Friday, July 8, 2016

End The Culture of Gun Violence

            Yes, I am advocate for common sense gun safety legislation. I think the Assault Weapons Ban should be reinstated. But that is not what this post is about. This post is about our culture of gun violence. There is simply too much gun violence depicted and glorified in movies, on television, and in video games and graphic novels.

            Because of the negative effects of cigarettes you almost never see a character in a modern film or television shown smoking. Public establishments have banned smoking and most smokers are now relegated to smoking only in their own homes, in designated smoking areas, or in dispersed outdoor settings. It is time we, as a culture, move the same direction with regard to the depiction of gun violence.

            I am old enough to remember watching The Andy Griffith Show. Sheriff Andy hardly ever carried a gun, maybe in only one or two episodes. Andy’s deputy, Barney Fife, carried a gun but he carried only one bullet, in his pocket, not in the gun itself. I think neither Andy or Barney was ever depicted firing their service weapons. They were certainly never depicted shooting and killing anyone.

            My favorite television show is now The Big Bang Theory. I think I have seen every episode of The Big Bang Theory and I cannot recall ever seeing a gun except in the holster of a police officer investigating a theft and an episode where the Leonard and Penny characters went to a shooting range and Leonard shot himself in the foot.  Never, ever, has anyone ever been depicted firing a gun at another person or a person being shot, let alone killed, yet this is one of the most highly rated shows on television.

            Various media, however, from motion pictures to television shows and video games to graphic novels glorify gun violence by using the portrayal of gun violence, including blood, guts and brains being splattered about, accompanied by car crashes and various explosions, to entertain and titillate us. But they also desensitize us to gun violence, making it seem all too commonplace. The Military uses similar media images to desensitize combatants and turn them into socially sanctioned regulated, killing machines. That should give us pause.

            Gun violence is depicted in the media because it sells. If people no longer watched media or purchased media depicting gun violence then such images in the media would almost disappear. I call upon all those who claim that Black Lives Matter, who believe people praying in a church should not be shot and killed, who think children should be safe not only in their schools but in the playground and at home, who know that Gay, Lesbian and Transgendered citizens have the right to safely party at a nightclub, and affirm that Police Officers and other first responders and public servants should be free from fear of dying on the job, to stop watching television shows, stop attending and renting movies, and stop purchasing video games and graphic novels that depict and seem to glorify and normalize gun violence.

            We can not legislate an end the depiction and glorification of gun violence in the media but we can send it to the gutter where it belongs. We can, as a culture, if we choose, make it culturally anathema. It is time. It is past time.

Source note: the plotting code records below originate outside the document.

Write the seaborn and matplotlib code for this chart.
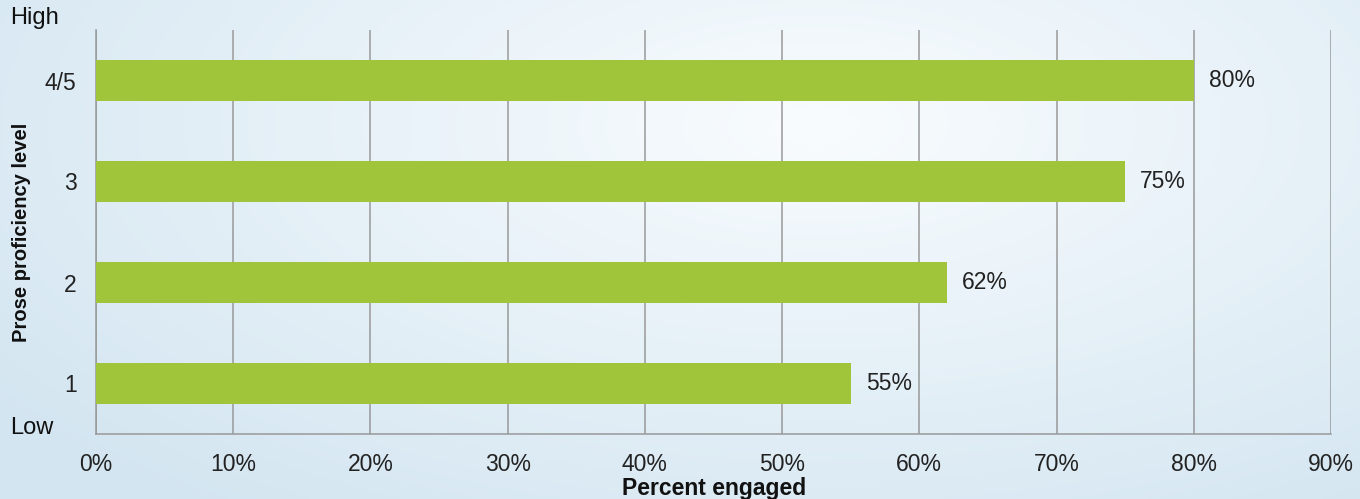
import numpy as np
import matplotlib
matplotlib.use("Agg")
import matplotlib.pyplot as plt
import seaborn as sns
import pandas as pd

levels = ["4/5", "3", "2", "1"]
values = [80, 75, 62, 55]
xticks = [0, 10, 20, 30, 40, 50, 60, 70, 80, 90]

sns.set_style("white")
plt.rcParams['font.family'] = ['Liberation Sans', 'DejaVu Sans']

fig = plt.figure(figsize=(13.6, 4.99), dpi=100)

# background gradient
bg = fig.add_axes([0, 0, 1, 1], zorder=-10)
h, w = 200, 400
yy, xx = np.mgrid[0:1:h*1j, 0:1:w*1j]
c_light = np.array([0.975, 0.988, 0.997])
c_blue = np.array([0.83, 0.90, 0.945])
d = np.clip(np.sqrt(((xx - 0.6) / 0.75) ** 2 + ((yy - 0.25) / 0.95) ** 2), 0, 1)
img = c_light[None, None, :] * (1 - d[..., None]) + c_blue[None, None, :] * d[..., None]
bg.imshow(img, aspect='auto', extent=[0, 1, 0, 1], origin='upper')
bg.axis('off')

ax = fig.add_axes([96/1360, 1 - 434/499, (1331-96)/1360, (434-30)/499])
ax.patch.set_alpha(0)

df = pd.DataFrame({"level": levels, "value": values})
sns.barplot(data=df, x="value", y="level", order=levels, orient="h",
            color="#a0c43a", saturation=1, width=0.4, linewidth=0,
            ax=ax, zorder=3)

ax.set_xlim(0, 90)
ax.set_ylim(3.5, -0.5)
ax.set_xticks(xticks)
ax.set_xticklabels([f"{t}%" for t in xticks], fontsize=16.5, color="#222222")
ax.tick_params(axis='x', length=7, width=1.1, color="#999999", pad=7, direction='out')
ax.tick_params(axis='y', length=0, pad=14, labelsize=16.5, labelcolor="#222222")
ax.xaxis.grid(True, color="#999999", linewidth=1.1, zorder=0)
ax.yaxis.grid(False)
ax.set_axisbelow(True)
for s in ["top", "right"]:
    ax.spines[s].set_visible(False)
for s in ["left", "bottom"]:
    ax.spines[s].set_color("#999999")
    ax.spines[s].set_linewidth(1.1)

for i, v in enumerate(values):
    ax.text(v + 1.1, i, f"{v}%", va="center", ha="left", fontsize=16.5, color="#222222")

ax.set_xlabel("")
ax.set_ylabel("")
fig.text(714/1360, 1 - 488/499, "Percent engaged", fontsize=16.5, fontweight="bold",
         ha="center", va="center", color="#111111")
fig.text(22/1360, 1 - 232/499, "Prose proficiency level", fontsize=14.5, fontweight="bold",
         ha="center", va="center", rotation=90, color="#111111")

fig.text(10/1360, 1 - 18/499, "High", fontsize=17, va="center", ha="left", color="#111111")
fig.text(10/1360, 1 - 428/499, "Low", fontsize=17, va="center", ha="left", color="#111111")

fig.savefig("out.png", dpi=100)
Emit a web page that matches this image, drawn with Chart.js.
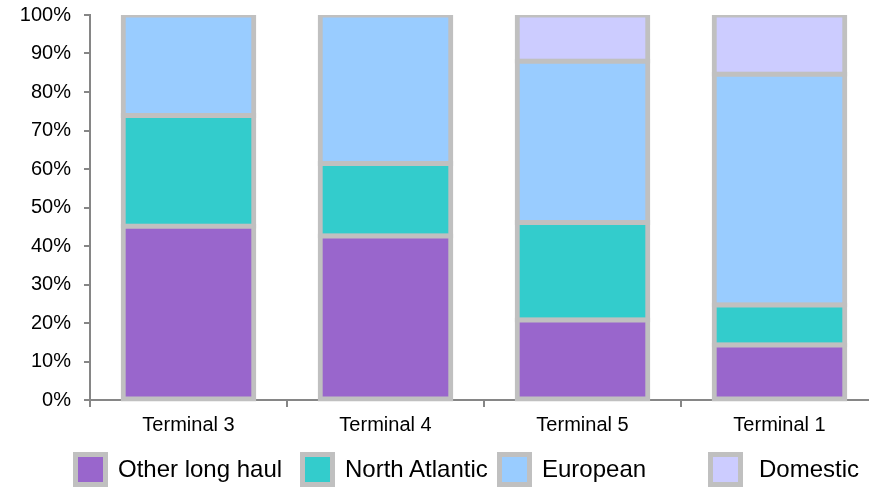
<!DOCTYPE html>
<html>
<head>
<meta charset="utf-8">
<script src="https://cdn.jsdelivr.net/npm/chart.js@4.4.1/dist/chart.umd.min.js"></script>
<style>
  html, body { margin: 0; padding: 0; background: #fff; overflow: hidden; width: 869px; height: 487px; }
  #wrap { position: absolute; left: 0; top: 0; width: 880px; height: 487px; }
  #legend { position: absolute; left: 0; top: 0; width: 869px; height: 487px; pointer-events: none;
            font-family: "Liberation Sans", Arial, sans-serif; color: #000; }
  .sw { position: absolute; top: 452px; width: 25px; height: 25px; border: 5px solid #c0c0c0; }
  .lt { position: absolute; top: 455px; font-size: 24px; line-height: 28px; white-space: nowrap; }
</style>
</head>
<body>
<div id="wrap"><canvas id="c" width="880" height="487"></canvas></div>
<div id="legend"></div>
<script>
// Share of traffic by terminal (percent of each terminal's total)
const terminals     = ['Terminal 3', 'Terminal 4', 'Terminal 5', 'Terminal 1'];
const otherLongHaul = [45.1, 42.6, 20.8, 14.3];
const northAtlantic = [28.8, 18.8, 25.3, 10.4];
const european      = [26.1, 38.6, 41.9, 59.9];
const domestic      = [null, null, 12.0, 15.4];
const yTickValues   = [0, 10, 20, 30, 40, 50, 60, 70, 80, 90, 100];

const seriesNames  = ['Other long haul', 'North Atlantic', 'European', 'Domestic'];
const seriesColors = ['#9966cc', '#33cccc', '#99ccff', '#ccccff'];
const seriesData   = [otherLongHaul, northAtlantic, european, domestic];

const FONT = '"Liberation Sans", Arial, sans-serif';
const AXIS = '#868686';

const datasets = seriesNames.map((name, i) => ({
  label: name,
  data: seriesData[i],
  backgroundColor: seriesColors[i],
  borderColor: '#c0c0c0',
  borderWidth: 5,
  borderSkipped: false,
  inflateAmount: 2.5,
  barPercentage: 0.663,
  categoryPercentage: 1,
  clip: { left: false, right: false, top: 0, bottom: false }
}));

new Chart(document.getElementById('c'), {
  type: 'bar',
  data: { labels: terminals, datasets },
  options: {
    responsive: false,
    animation: false,
    events: [],
    layout: { padding: { top: 15, left: 0, right: 2, bottom: 0 } },
    plugins: { legend: { display: false }, tooltip: { enabled: false } },
    scales: {
      x: {
        stacked: true,
        z: 1,
        afterFit: s => { s.height = 87; },
        grid: { display: true, drawOnChartArea: false, drawTicks: true, tickLength: 7, color: AXIS, lineWidth: 2 },
        border: { display: true, color: AXIS, width: 2 },
        ticks: { color: '#000', font: { family: FONT, size: 20 }, padding: 6, maxRotation: 0 }
      },
      y: {
        stacked: true,
        min: 0, max: 100,
        z: 1,
        afterFit: s => { s.width = 90; s.paddingTop = 0; s.paddingBottom = 0; },
        afterBuildTicks: s => { s.ticks = yTickValues.map(v => ({ value: v })); },
        grid: { display: true, drawOnChartArea: false, drawTicks: true, tickLength: 6, color: AXIS, lineWidth: 2 },
        border: { display: true, color: AXIS, width: 2 },
        ticks: { color: '#000', font: { family: FONT, size: 20 }, padding: 13, callback: v => v + '%' }
      }
    }
  }
});

// Legend row with its own spacing
const legendBoxX  = [73, 300, 497, 708];
const legendTextX = [118, 345, 542, 759];
const legend = document.getElementById('legend');
seriesNames.forEach((name, i) => {
  const sw = document.createElement('div');
  sw.className = 'sw';
  sw.style.left = legendBoxX[i] + 'px';
  sw.style.background = seriesColors[i];
  legend.appendChild(sw);
  const t = document.createElement('div');
  t.className = 'lt';
  t.style.left = legendTextX[i] + 'px';
  t.textContent = name;
  legend.appendChild(t);
});
</script>
</body>
</html>
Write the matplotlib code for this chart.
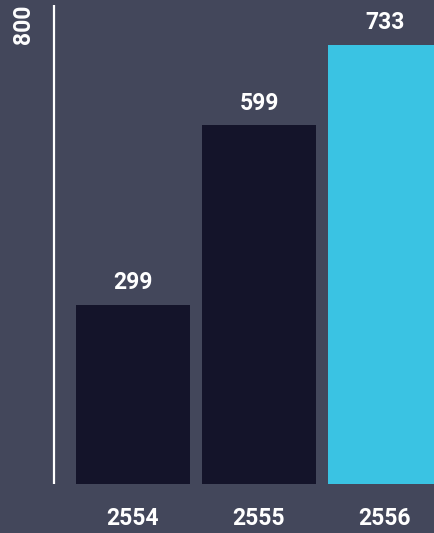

Here is a link to my Original POEM OF PROTEST written in response to the mass shooting in Orlando. http://summittoshore.blogspot.com/2016/06/a-poem-of-protest.html




1 comment:

revray68 said...

It will take a long time but what you have described is the only way out of the situation that we have created. Nothing can long withstand the genuine disapprobation of an evil such as the culture of gun violence. I believe it was Everett Dirksen who once said that there is nothing so strong as an idea whose time has come. We must work to see to it that the rejection of this glorification and romanticizing of gun violence becomes unacceptable. Keep up the good work.